[STORED DATA]

------------------------------------------------

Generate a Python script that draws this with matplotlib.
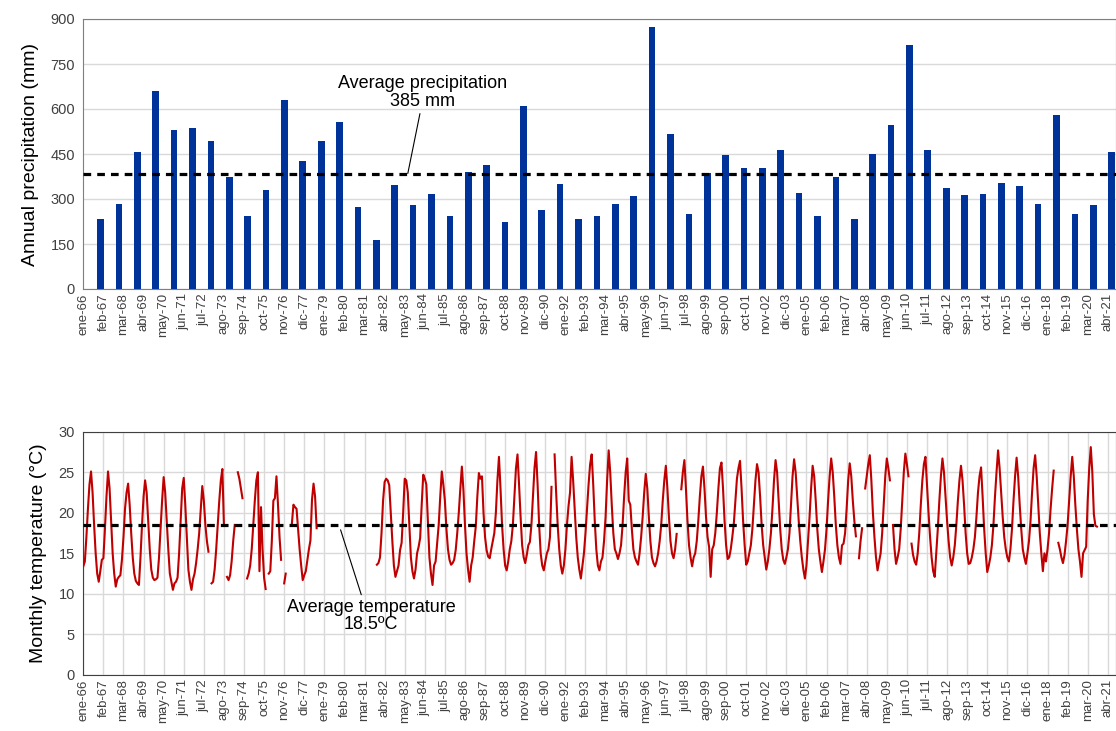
import numpy as np
import matplotlib.pyplot as plt

plt.rcParams['font.family'] = ['Liberation Sans', 'DejaVu Sans']

nan = np.nan

# annual precipitation, one bar per year 1966..2021
years = list(range(1966, 2022))
precip_mm = [234, 284, 458, 661, 530, 537, 495, 373, 245, 331,
             630, 426, 495, 556, 275, 162, 346, 279, 317, 243,
             391, 415, 223, 610, 264, 350, 235, 244, 284, 309,
             875, 517, 250, 387, 447, 402, 402, 462, 320, 242,
             373, 234, 451, 548, 813, 462, 336, 312, 316, 353,
             345, 284, 580, 251, 279, 458]
precip_avg = 385

# monthly temperature (ºC), jan..dec for each year 1966..2021, gaps = nan
temp_c = [
    13.4, 14.0, 17.0, 20.5, 23.5, 25.1, 22.5, 18.5, 15.0, 12.5, 11.5, 12.8,   # 1966
    14.2, 14.4, 18.0, 22.0, 25.1, 23.0, 19.0, 15.0, 12.5, 10.9, 11.8, 12.1,   # 1967
    12.3, 14.2, 17.0, 20.5, 22.5, 23.6, 21.0, 17.5, 14.5, 12.5, 11.6, 11.3,   # 1968
    11.1, 14.5, 18.5, 22.0, 24.0, 22.5, 19.0, 15.5, 13.0, 12.0, 11.7, 11.8,   # 1969
    12.0, 14.5, 18.0, 21.5, 24.4, 22.5, 19.0, 15.5, 12.5, 11.5, 10.5, 11.3,   # 1970
    11.5, 12.0, 15.0, 19.0, 23.0, 24.3, 21.0, 17.0, 13.0, 11.5, 10.5, 11.8,   # 1971
    12.5, 13.8, 15.5, 17.5, 20.5, 23.3, 21.5, 18.5, 16.5, 15.2, nan, 11.3,    # 1972
    11.5, 13.0, 15.5, 18.5, 21.5, 24.0, 25.4, 18.5, nan, 12.1, 11.7, 12.3,    # 1973
    14.0, 16.5, 18.5, nan, 25.0, 24.2, 23.0, 21.8, nan, nan, 11.9, 12.5,      # 1974
    13.5, 15.5, 18.5, 21.5, 24.0, 25.0, 12.8, 20.7, 15.5, 12.0, 10.6, nan,    # 1975
    12.5, 12.8, 16.5, 21.5, 21.8, 24.5, 21.0, 17.0, 14.2, nan, 11.3, 12.5,    # 1976
    nan, nan, nan, 18.7, 21.0, 20.7, 20.5, 18.0, 15.5, 13.5, 11.7, 12.3,      # 1977
    12.8, 14.2, 15.5, 16.6, 21.6, 23.6, 22.0, 18.1, nan, nan, nan, nan,       # 1978
    nan, nan, nan, nan, nan, nan, nan, nan, nan, nan, nan, nan,               # 1979
    nan, nan, nan, nan, nan, nan, nan, nan, nan, nan, nan, nan,               # 1980
    nan, nan, nan, nan, nan, nan, nan, nan, nan, nan, 13.6, 13.8,             # 1981
    14.5, 17.5, 21.5, 23.8, 24.2, 24.0, 23.4, 20.0, 16.5, 13.5, 12.1, 12.8,   # 1982
    13.5, 15.4, 16.3, 20.0, 24.2, 24.0, 22.5, 18.5, 14.5, 12.8, 11.9, 13.0,   # 1983
    15.0, 15.8, 16.9, 21.0, 24.7, 24.2, 23.5, 19.0, 14.5, 12.5, 11.1, 13.5,   # 1984
    14.0, 16.2, 18.5, 22.0, 25.1, 23.5, 21.5, 18.0, 15.5, 14.2, 13.6, 13.8,   # 1985
    14.2, 15.4, 17.5, 20.0, 23.0, 25.7, 22.8, 18.5, 15.0, 13.0, 11.5, 13.5,   # 1986
    14.5, 16.5, 18.3, 22.0, 24.9, 24.2, 24.5, 20.0, 17.0, 15.4, 14.6, 14.4,   # 1987
    15.5, 16.5, 17.5, 20.0, 24.0, 26.9, 23.0, 18.5, 15.5, 13.5, 12.9, 14.0,   # 1988
    15.5, 16.5, 18.5, 22.0, 25.5, 27.2, 23.5, 19.5, 16.0, 14.5, 13.8, 14.8,   # 1989
    16.0, 16.4, 18.5, 22.0, 25.5, 27.5, 23.5, 18.5, 15.0, 13.5, 12.9, 14.0,   # 1990
    15.0, 15.5, 17.0, 23.2, nan, 27.2, 22.5, 18.5, 15.5, 13.5, 12.5, 13.5,    # 1991
    15.5, 18.5, 20.8, 22.5, 26.9, 24.0, 20.5, 17.0, 14.5, 13.0, 11.9, 13.5,   # 1992
    15.0, 17.5, 20.5, 23.5, 26.0, 27.2, 23.5, 19.0, 15.5, 13.5, 12.9, 14.0,   # 1993
    14.5, 16.5, 19.5, 24.0, 27.7, 25.0, 21.0, 17.5, 15.5, 15.0, 14.3, 15.0,   # 1994
    16.0, 18.5, 22.0, 25.0, 26.7, 21.5, 21.0, 18.0, 15.5, 14.5, 14.0, 13.6,   # 1995
    15.0, 17.0, 19.5, 22.5, 24.8, 23.0, 19.5, 16.5, 14.5, 13.8, 13.4, 14.0,   # 1996
    15.0, 16.5, 18.5, 21.5, 24.0, 25.8, 23.0, 19.5, 16.5, 15.0, 14.4, 15.5,   # 1997
    17.4, nan, nan, 22.9, 25.0, 26.5, 23.0, 19.0, 16.0, 14.5, 13.4, 14.5,     # 1998
    15.0, 16.5, 19.0, 22.0, 24.5, 25.7, 23.0, 19.5, 17.0, 15.8, 12.1, 15.5,   # 1999
    16.0, 17.5, 20.0, 23.0, 25.5, 26.2, 23.0, 19.0, 16.0, 14.3, 14.5, 15.5,   # 2000
    17.0, 18.7, 21.5, 24.2, 25.5, 26.4, 23.0, 19.0, 16.0, 13.6, 14.0, 15.0,   # 2001
    16.0, 18.0, 21.0, 24.0, 26.0, 25.0, 22.0, 18.5, 16.0, 14.5, 13.0, 14.0,   # 2002
    15.5, 17.5, 20.5, 24.0, 26.5, 25.0, 21.5, 18.0, 15.5, 14.2, 13.7, 14.5,   # 2003
    15.5, 17.5, 21.0, 24.5, 26.6, 25.0, 22.0, 19.0, 16.5, 14.5, 13.0, 11.9,   # 2004
    13.5, 16.5, 19.5, 23.0, 25.8, 24.5, 21.5, 18.0, 15.5, 14.0, 12.7, 14.0,   # 2005
    15.5, 18.0, 21.5, 24.5, 26.7, 25.0, 22.0, 18.5, 16.0, 14.5, 13.7, 16.0,   # 2006
    16.2, 17.5, 20.5, 24.0, 26.1, 24.5, 21.5, 19.0, 17.1, nan, 14.4, 16.5,    # 2007
    18.1, nan, 23.0, 24.5, 26.0, 27.1, 24.0, 20.0, 17.0, 14.5, 12.9, 14.0,    # 2008
    15.0, 17.5, 21.0, 24.5, 26.7, 25.5, 24.0, nan, 18.5, 15.5, 13.7, 14.5,    # 2009
    15.5, 18.0, 21.5, 25.0, 27.3, 26.0, 24.5, nan, 16.2, 14.8, 14.0, 13.6,    # 2010
    15.0, 17.5, 21.0, 24.0, 26.0, 26.9, 23.5, 20.0, 17.0, 14.5, 12.8, 12.1,   # 2011
    15.0, 18.0, 21.5, 24.5, 26.7, 25.0, 22.0, 19.0, 16.5, 14.5, 13.5, 14.5,   # 2012
    16.0, 18.5, 21.5, 24.0, 25.8, 24.0, 21.0, 17.5, 15.0, 13.7, 13.8, 14.5,   # 2013
    15.5, 17.0, 19.5, 22.5, 24.5, 25.6, 22.0, 18.0, 15.0, 12.7, 13.5, 14.5,   # 2014
    16.0, 18.5, 22.0, 25.0, 27.7, 25.5, 22.5, 19.5, 17.0, 15.5, 14.5, 14.0,   # 2015
    15.5, 18.0, 21.5, 24.5, 26.8, 24.5, 21.0, 18.0, 15.5, 14.5, 13.7, 15.0,   # 2016
    16.5, 19.0, 22.5, 25.5, 27.1, 24.5, 21.0, 17.5, 15.0, 12.8, 15.0, 14.0,   # 2017
    15.5, 17.5, 20.5, 23.0, 25.2, nan, nan, 16.3, 15.5, 14.5, 13.8, 14.8,     # 2018
    16.5, 18.5, 21.5, 24.5, 26.9, 24.5, 21.0, 18.0, 15.5, 14.0, 12.1, 15.0,   # 2019
    15.4, 15.8, 21.5, 25.5, 28.1, 25.0, 19.8, 18.4, 18.3, nan, nan, nan,      # 2020
    nan, nan, nan, nan, nan, nan, nan, nan, nan, nan, nan, nan,               # 2021
]
temp_avg = 18.5

# date labels every 13 months starting jan-1966
tick_labels = ['ene-66', 'feb-67', 'mar-68', 'abr-69', 'may-70', 'jun-71', 'jul-72',
               'ago-73', 'sep-74', 'oct-75', 'nov-76', 'dic-77', 'ene-79', 'feb-80',
               'mar-81', 'abr-82', 'may-83', 'jun-84', 'jul-85', 'ago-86', 'sep-87',
               'oct-88', 'nov-89', 'dic-90', 'ene-92', 'feb-93', 'mar-94', 'abr-95',
               'may-96', 'jun-97', 'jul-98', 'ago-99', 'sep-00', 'oct-01', 'nov-02',
               'dic-03', 'ene-05', 'feb-06', 'mar-07', 'abr-08', 'may-09', 'jun-10',
               'jul-11', 'ago-12', 'sep-13', 'oct-14', 'nov-15', 'dic-16', 'ene-18',
               'feb-19', 'mar-20', 'abr-21']

# x axis in months since jan-1966
months = np.arange(len(temp_c))
tick_pos = np.arange(len(tick_labels)) * 13
bar_pos = np.linspace(11.2, 665.5, len(years))
x_max = 668

W, H = 1116, 731
fig = plt.figure(figsize=(W / 100, H / 100), dpi=100)
left = 83.3 / W
width = (W - 0.5 - 83.3) / W
ax1 = fig.add_axes([left, 1 - 289 / H, width, (289 - 19) / H])
ax2 = fig.add_axes([left, 1 - 675 / H, width, (675 - 431.7) / H])

grid_c = '#d9d9d9'
tick_c = '#404040'

# --- precipitation ---
ax1.bar(bar_pos, precip_mm, width=4.3, color='#003399', zorder=3)
ax1.axhline(precip_avg, color='black', lw=2.3, dashes=(2.4, 1.9), zorder=4)
ax1.set_xlim(0, x_max)
ax1.set_ylim(0, 900)
ax1.set_yticks(np.arange(0, 901, 150))
ax1.yaxis.grid(True, color=grid_c, lw=1, zorder=0)
ax1.set_ylabel('Annual precipitation (mm)', fontsize=14, labelpad=8)
ax1.annotate('Average precipitation\n385 mm', xy=(210, precip_avg), xytext=(219.5, 655),
             ha='center', va='center', fontsize=13, linespacing=1.0,
             arrowprops=dict(arrowstyle='-', color='black', lw=0.8,
                             shrinkA=1, shrinkB=0, relpos=(0.49, 0)))
for s in ax1.spines.values():
    s.set_color('#7f7f7f')

# --- temperature ---
ax2.plot(months, temp_c, color='#c00000', lw=1.5, zorder=3)
ax2.axhline(temp_avg, color='black', lw=2.3, dashes=(2.4, 1.9), zorder=4)
ax2.set_xlim(0, x_max)
ax2.set_ylim(0, 30)
ax2.set_yticks(np.arange(0, 31, 5))
ax2.grid(True, color=grid_c, lw=1, zorder=0)
ax2.set_ylabel('Monthly temperature (°C)', fontsize=14, labelpad=8)
ax2.annotate('Average temperature\n18.5ºC', xy=(166.5, 17.9), xytext=(186.2, 7.3),
             ha='center', va='center', fontsize=13, linespacing=1.0,
             arrowprops=dict(arrowstyle='-', color='black', lw=0.8,
                             shrinkA=1, shrinkB=0, relpos=(0.45, 1)))
for s in ax2.spines.values():
    s.set_color('#404040')

for ax in (ax1, ax2):
    ax.set_xticks(tick_pos)
    ax.set_xticklabels(tick_labels, rotation=90, fontsize=9.5, color=tick_c)
    ax.tick_params(axis='x', length=0, pad=3)
    ax.tick_params(axis='y', length=0, pad=6, labelsize=10.5, labelcolor=tick_c)
    ax.set_axisbelow(True)

fig.savefig('out.png', dpi=100)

------------------------------------------------

[WHAT YOU WILL DO] The lines from the start of the data through the line that contains "precip_avg = 385" are to be returned exactly, please, with both ends included and every picture left out.

[FULL SOLUTION]
Generate a Python script that draws this with matplotlib.
import numpy as np
import matplotlib.pyplot as plt

plt.rcParams['font.family'] = ['Liberation Sans', 'DejaVu Sans']

nan = np.nan

# annual precipitation, one bar per year 1966..2021
years = list(range(1966, 2022))
precip_mm = [234, 284, 458, 661, 530, 537, 495, 373, 245, 331,
             630, 426, 495, 556, 275, 162, 346, 279, 317, 243,
             391, 415, 223, 610, 264, 350, 235, 244, 284, 309,
             875, 517, 250, 387, 447, 402, 402, 462, 320, 242,
             373, 234, 451, 548, 813, 462, 336, 312, 316, 353,
             345, 284, 580, 251, 279, 458]
precip_avg = 385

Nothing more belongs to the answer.